According to the first six-month results from MPA's new Magazine Media 360 report, the combined monthly gross audience for 145 magazine brands (across 30 companies) rose 10.1%, to 1.6 billion between August 2014 and January 2015. In this year's first quarter, combined gross audience rose 10.2% vs the year-ago quarter, to 1.73 billion.
Average mobile web and video audiences were up 83% and 58%, respectively, in the sixth-month period, and up 65.3% and 14.4%, respectively, in Q1. However, audiences for print and digital editions (reported together) and for desktop / laptop web viewing, were each up just 1% in the six months and flat (up 0.2% and 0.4%, respectively) in Q1 2015.
Aggressive expansions of native advertising, video and other brand extensions are certainly driving new revenue. Still, for many magazines, digital ad revenue gains aren't yet outpacing print ad revenue declines. According to Standard Media Index, ad spending on US print magazines declined 7% in this year's first quarter (total US ad spending rose 1%). Nor is revenue from digital magazine circulation sales, at least among the large, advertising-dependent publishers, meaningfully offsetting newsstand losses – which in 2014 were exacerbated by the demise of the major wholesaler Source Interlink (-11% in dollars, -16.7% in units).
Time Inc's print and other non-digital advertising revenues declined 3% to $1.48 billion in 2014. Digital ad revenue grew 6% to $298 million, but still accounted for a relatively modest 17% of total ad revenue of $1.78 billion, which was down by $32 million, or 2%, vs 2013. Circulation revenue declined by $34 million, or 3%, including a $33 million or 8% decline in newsstand sales (to $89 million) and a $5 million or 1% decline in subscription sales (to $716 million). Meanwhile, at Meredith Corp, despite several digital property acquisitions and added revenue from taking over the business side of Martha Stewart Living's magazines and sites, the National Media Group (home of its magazines) saw total revenue decline 2.8% and circulation revenue decline 7.6% in the first nine months of its fiscal, ending March 31. The group's ad revenue was basically flat, although digital ad revenue grew 60% in Q3, to account for 21% of its total ad revenue.
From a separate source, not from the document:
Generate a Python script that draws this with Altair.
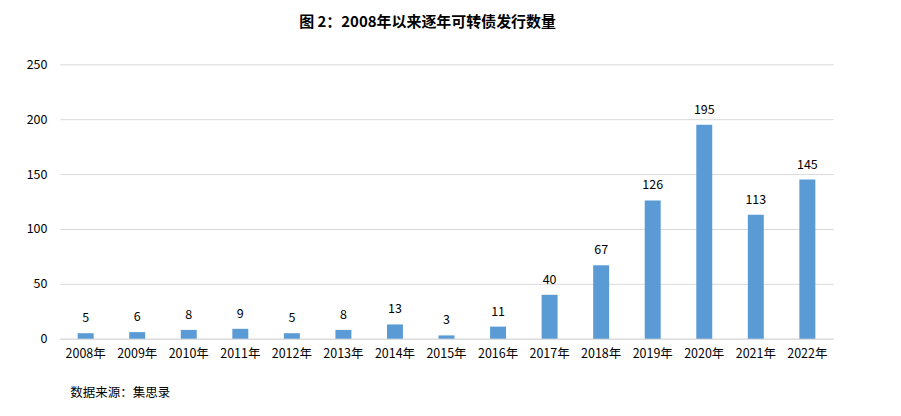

As print newsstand declines have worsened, publishers have met their circulation guarantees to advertisers in large part by increasing use of the relatively cheap, rapidly-deployable verified non-paid, partnership, sponsored and combination sources reported in Paragraph 6 of the Alliance of Audited Media (AAM) statement. But this has limits: media buyers won't pay for Paragraph 6 circulation exceeding what they deem to be "acceptable" levels.
Digital edition sales
Publishers initially hoped that digital magazine editions would not only present an economical solution to their rate base challenges, but generate substantial consumer revenue. Unfortunately, as in the UK, US digital magazine sales have been seriously disappointing. According to The New Single Copy's John Harrington, digital edition subscriptions accounted for just 3.5% of total circulation for all audited (AAM and BPA) magazines in second-half 2014. In fact, recent analyses by TalkingNewMedia and Next Steps Marketing have confirmed that among titles with the largest digital circ volumes to date, the overall numbers are now actually declining due to declines in digital subscriptions.
The big publishers that own Next Issue Media – the digital newsstand that works on a Netflix-like model – are now determined to jump-start this so far underwhelming investment. Launched in 2009, the site, which offers about 150 magazines (not all from NIM owners), had 150,000 subscribers as of December 2014, and is still in the red. But Time Inc, Condé Nast, Hearst Magazines, Meredith and Canada's Rogers Media have secured $50 million in financing from Kohlberg Kravis Roberts, to be used to greatly pump up the so-far modest marketing for NIM. They're also in the process of changing the venture's CEO.
NIM's offer: For $9.99 per month, consumers can download the issues of any or all of the participating monthlies; for another $5, they also get access to the weeklies. Here, there's no need to download an app for each title. Publishers are paid by how much time consumers spend reading their magazines. Perhaps this model can overcome typically dismal discoverability and open rates.
For AAM, these copies count as single-copy digital sales. And the NIM push is showing some results. According to analyses in NSC, in 2014's first half, digital copies accounted for 7.2% of total single copies by issue, and 5.8% of total single copies for the period. By the second half, those percentages were 11.2% and 7.6%, respectively.
Although publishers are receiving fractions of these monthly user fees, the economics presumably work (or are hoped to work) based on the volumes, the auto-renewal terms – and the value of these copies supporting advertising rate bases and digital audience numbers.
Might bricks-and-mortar retailers that have, with few exceptions, continued to support the (still-profitable) magazine category, despite unit declines and 2014's channel disruption, be alienated by this push to offer access to digital issues for pennies, versus the average $4 print cover price (and $10 or $12 bookazines)? Publishers say this shouldn't be a problem, since the NIM model attracts new prospects rather than cannibalises print newsstand buyers, and the not-yet-revealed targeted marketing strategy is designed to do the same.